One's efforts to know more about how a student thinks and learns has been hindered by the fact that we cannot witness what goes on the brain during the thinking process. With the advent of technologies for direct observation of brain function, the brain is slowly giving up its secrets and the ramifications for educators is significant:
Students who learn from flash cards will learn better if the card is round. A circle is the most recognizable shape. Circular cards allow students to better focus because the round shape is less distracting than squares or rectangles (Barron, 2000).
Movement is the only experience that unites all brain levels and integrates the right and left hemispheres. Movement increases heart rate and circulation. It provides students with a spatial reference in the classroom, which improves memory. Movement promotes the release of noradrenaline and dopamine. This energizes keep students alert and enhance attention (Barron, 2000; Jensen, 1998).
Thematic instruction improves learning by helping students to identify patterns and build on prior knowledge. Integrating curriculum areas such as the study of rain forests by combining mathematics, music, biology, and geography into a unit helps students learn more effectively than teaching each of the above subjects in isolation (Wagmeister & Shiffrin, 2000).
* Teach abstract ideas by connecting concepts to students' personal experiences. This helps students link new information into pre-existing neural patterns. For instance, a teacher introduced a lesson on ratios by having students make juice from cans of concentrate (Westmaster & Wolfe, 2000). * Analogies, similes and metaphors enhance learning by linking abstract concepts and visualizations. For instance, the terms million, billion and trillion have no referent in direct experience. Creating visual analogies makes the numbers comprehensible. For example, a four-inch stack of tightly bound $ 1,000 dollar bills would equal a million dollars. A stack that was a city block long would equal $ 1 billion (Westwater & Wolfe, 2000). * The brain is not wired for long attention span. Attention is focused in short bursts. Initially, attention lasts for about 18 seconds. The optimum sustained attention span is roughly equivalent in minutes to the age of these students. A first grader attention span is 6 minutes, sixth grader is 12 minutes, and high school seniors 17 minutes. Individual lessons should include a variety of components to help students maintain attention. For example, teachers presentation could be followed by student discussion, seat work, group project, and feedback (Jensen, 1998).
Emotions and Learning.
Within the past 5 years scientists have learned more about the brain than in the previous 100 years. Gradually the fields of neuroscience and education are finding common ground. One of the major insights is recent revelations about how emotions affect thought and learning. These findings are particularly relevant to the education of children with mild disabilities and high functioning autism. Far more neural fibers project from our brains' emotional center up into the logical/rational areas of the brain than the reverse (Sylwester, 2000). A brain that is faced with a perceived threat is likely to "downshift". This is a biological response that focuses the brain on only what is necessary for survival.
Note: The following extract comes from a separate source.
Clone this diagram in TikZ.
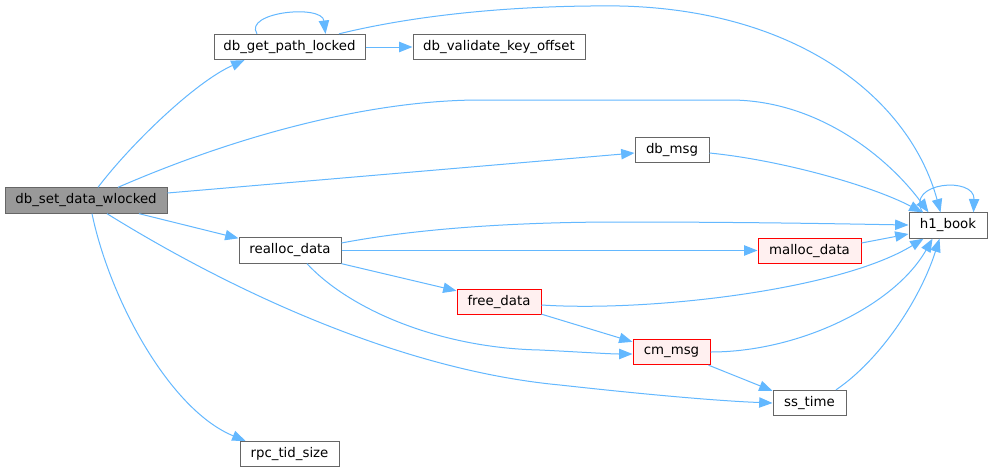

Fatigue, frequent illness, distractibility and defiance are some of the classroom behaviors observed in "downshifted" students. Students who are exposed to a steady regimen of threatening academic work develop habitual avoidance habits often characterized as "learned helplessness".
Emotions are unconscious responses spurred by chemical reactions to environmental stimuli. Cortisol, which is released by the adrenal glands, activates a defensive reaction to stress. A stressful school climate can elevate cortisol and eventually destroy hippocampus neurons that are associated with learning. Activities that put students in positive learning states include class discussion, journal writing, stretching, panel discussions, mind-mapping, reflecting, listening to music, dancing (Jensen, 1998). Endorphins are a group of peptides that regulate emotions along the pain-pleasure continuum. They increase euphoria and decrease pain. Exercise, positive social contacts, fun, camaraderie, and a joyful classroom atmosphere activate endorphins and help students tackle difficult academic tasks. Emotions play a key role in memory retention. Classroom stimulations, presentations, role playing tie learning to emotional contexts, thus enhancing retention of information (Sylwester, 1994).
Unexpressed emotions inhibit learning.Students need opportunities to link their feelings to classroom content. Drama, classroom discussions, singing, writing, music and drawing help build neural connections and inhibit the release of chemicals that interfere with learning such as cortisol, adrenaline and vasopressin (D'Arcangelo, 2000). Students who are emotionally involved will learn better than students who are emotionally uninvolved from the content presented. Even mildly stressful situations support learning better than a neutral state.